C'est à travers le chant que la poésie corse s'est transmise, littérature
orale que des générations de Corses ont nourri de leur sensibilité à travers
les évènements de la vie. Les auteurs sont aussi bien les bergers que les
paysans, les citadins, les instituteurs, les artisans, ou les curés. La poésie
corse semble née avec la langue. Cette poésie chantée, souvent improvisée,
s'est toujours inscrite dans la vie quotidienne. Ce sont les "nanne" (berceuses),
les rondes enfantines ("giratonde"), mais aussi les "sirinati" (sérénades)

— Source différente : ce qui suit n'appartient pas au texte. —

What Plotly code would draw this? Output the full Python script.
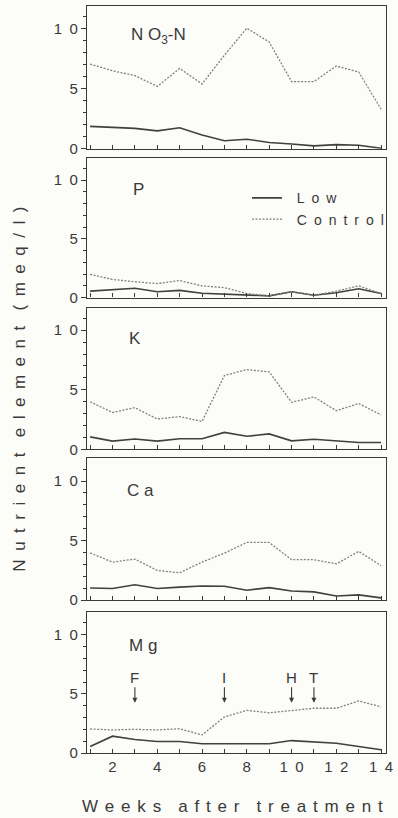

de l' amoureux, des chants qui marquent les grands évènements calendaires
ou les grands travaux collectifs saisonniers , ce furent les chants guerriers
puis les chants électoraux ; c'est le "chjam' è rispondi" (chants humoristiques
ou satiriques retraçant les petites chroniques locales) où se mesurent les
poètes les jours de fête et de réunion ; les "lamenti" (lamentations) illustrent
les peines et les douleurs individuelles ou collectives de la vie ; enfin
les "voceri" (complaintes funèbres), abîmes de désespoir, qui hier encore,
accompagnaient le mort. Toutes les occasions étaient bonnes jadis pour chanter
à l'unisson. Les jeunes gens aimaient particulièrement faire preuve de leur
talent en public par la "cantara", sorte d'aubade accompagnée généralement
d'une guitare, d'un violon, ou de la cetera. A l'inverse de la plupart des
autres formes du chant corse, la paghjella accorde plus d'importance à la
voix qu'aux paroles ; elle se chante sans accompagnement. Jadis, elle se chantait
à l'église ou durant les processions.

Les
chants corses.




Terzine,Lamentu,Paghjella,chants
liturgiques, les polyphonies corses sont caractérisées par un chant à trois
voix: le Bassu,la Seconda,et la Terza. Parmi ces chants, la paghjella occupe
une place à part. Ce chant, qui dépasse aujourd'hui les limites de l'île, est
l'héritage d'une longue tradition vocale. Elle exprime toute la culture et l'âme
corse. Elle tient sa renommée de la virtuosité et de l'harmonie des trois voix.
Leur "entrée" se fait de façon immuable: la Seconda qui porte le chant,entonne,
le Bassu ,plus grave,vient la soutenir, alors la Terza,la plus haute,vient ajouter
ses ornements. L'origine du chant polyphonique corse est vraisemblablement antérieure
à l'arrivée du christianisme. Au Moyen Age,l'influence du chant grégorien semble
probable,comme celle des Pisans, qui occupèrent l'île du XI ème au XII ème siècle.
Mais le contact entre le chant profane et religieux se fera surtout par les
Franciscains et les confréries de laïcs. Jusqu'au début du X ème siècle, celles-ci
vont développer une forme de polyphonie sacrée, spécifiquement corse. Parallèlement,une
pratique purement profane demeure: poésies,berceuses,chants d'amour,de travail
et d'éxil sont chantées au sein des communautés villageoises. La polyphonie
corse joue alors un rôle social ,de la naissance à la mort, elle rythme la vie
des hommes. Au lendemain de la seconde guerre mondiale,le chant polyphonique
corse s'éteint; il n'est plus alors pratiqué que dans deux villages: Sermanu
dans le Cortenais et Rusiu dans la Castagniccia. Dans les années 70, il resurgit
du passé, porté par de jeunes chanteurs. Plusieurs groupes réintègrent le patrimoine
traditionnel. Ainsi , Canta u Populu Corsu, dont le fondateur Jean-Paul Poletti
revient aux sources du chant traditionnel. Ainsi Petru Guelfucci, I Chjami Aghjalesi,
A Filetta ou I Muvrini partagés entre tradition et création.